|The three seams can be clearly seen here on Kirk|
At the time I questioned this element's characterization as being exclusive to Shatner pieces. How, exactly was this established as a fact? How did these "knowledgeable Star Trek experts" know this to be true? And what proof was offered as to the veracity of this so-called "fact"? None, other than showing a couple of screen caps with Shatner wearing a shirt that displayed this gusset detail. I showed a screen cap of an identical shirt being worn by stuntman Paul Baxley. I was then called all sorts of nasty things by the aforementioned bloggers for having the gall to question their research.
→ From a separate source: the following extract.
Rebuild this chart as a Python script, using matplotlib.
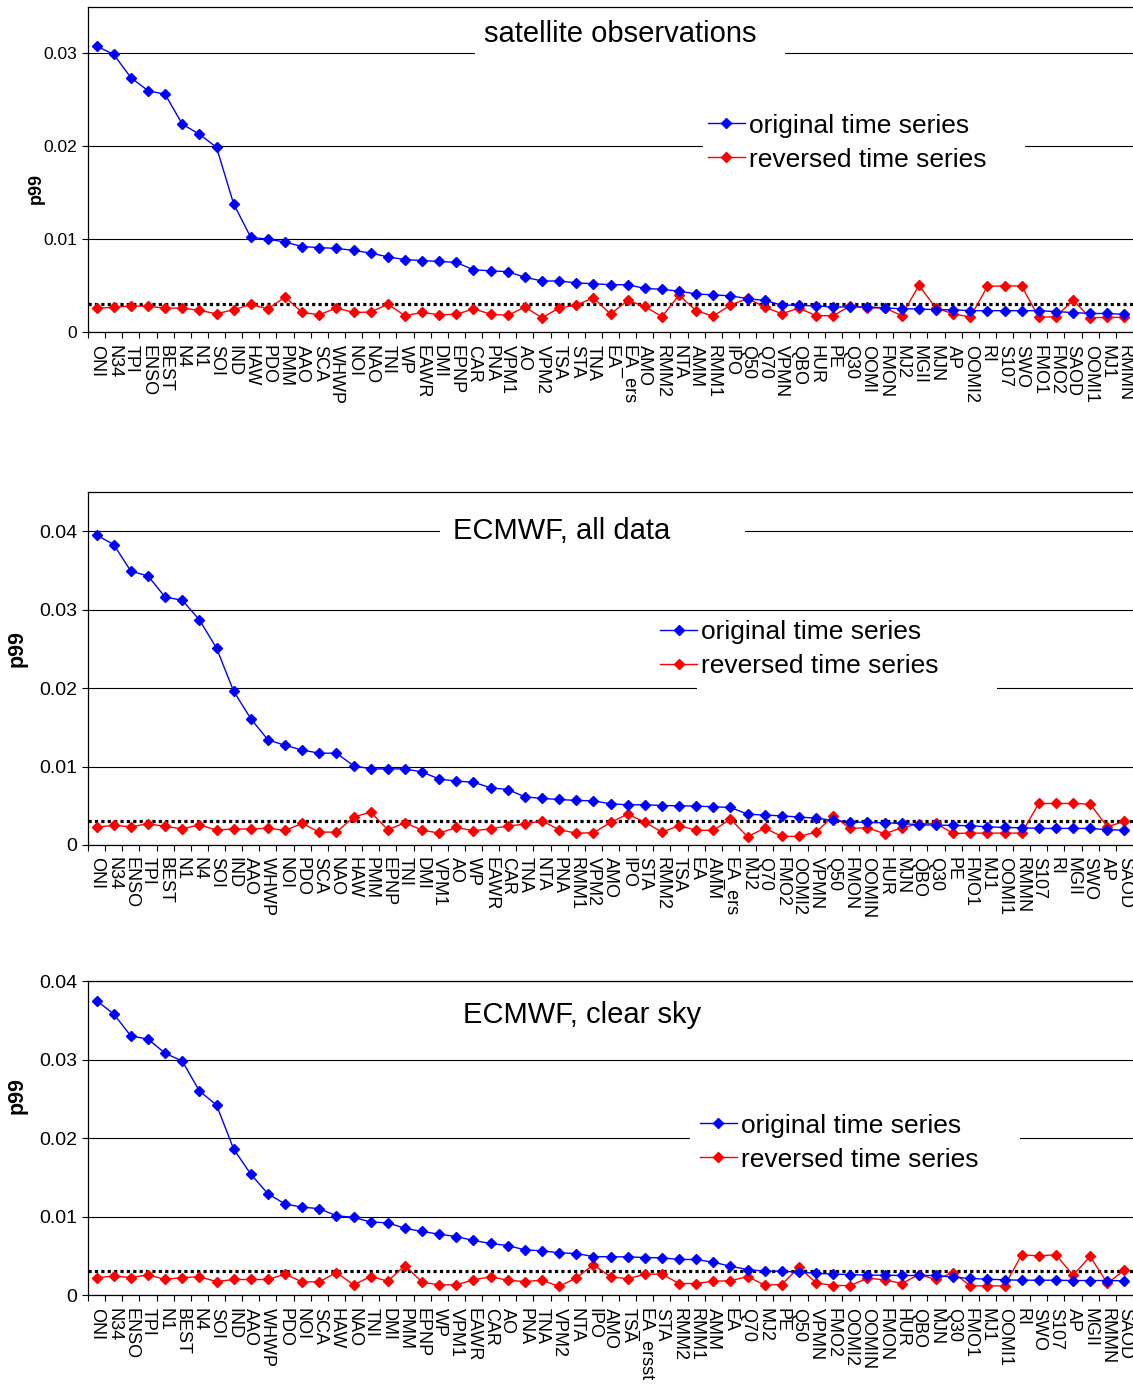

Almost like they had some sort of personal interest in the piece. Hmmm.
Since last summer, I have regularly been looking at various episodes of TOS for a variety of research reasons – phaser details, comms, sets, props, etc. And while doing this research, I started to notice something that I wasn't even looking for. I discovered that the "double gusset" detail that was so highly touted was not only NOT exclusive but was wide-spread. I saw it everywhere once I sarted looking for it! It is seen in the earliest episodes all the way through to the end of the series.
Beyond the gold shirts, the three seams can clearly be seen on Nimoy's blue shirt, Scotty's red shirt and on tons of extra's pieces of all colors. The three seams is in no way shape or form a little-used, "Shatner-exclusive" detail. In short, it's EVERYWHERE! I have cited the episodes from which the images were pulled so anyone can duplicate my findings. And I show only a small fraction of appearances.
Why is it so hard for so many people to be circumspect in these types of cases? If you think something is so, state your case as to why you feel that way, offer proof (in this case show the detail is EXCLUSIVE only to Shatner uniforms), and let people make up their own minds. Conveniently, the proponents of the "gusset postulate" showed only shots of Shatner wearing the detail while totally ignoring the fact that the detail IS IN NO WAY EXCLUSIVE TO SHATNER PIECES. This was either shoddy research or an attempt to deliberately mislead, I have no idea which. I still feel the shirt was a real Kirk shirt, but this detail should have never been used to support that idea. It's flat-out wrong.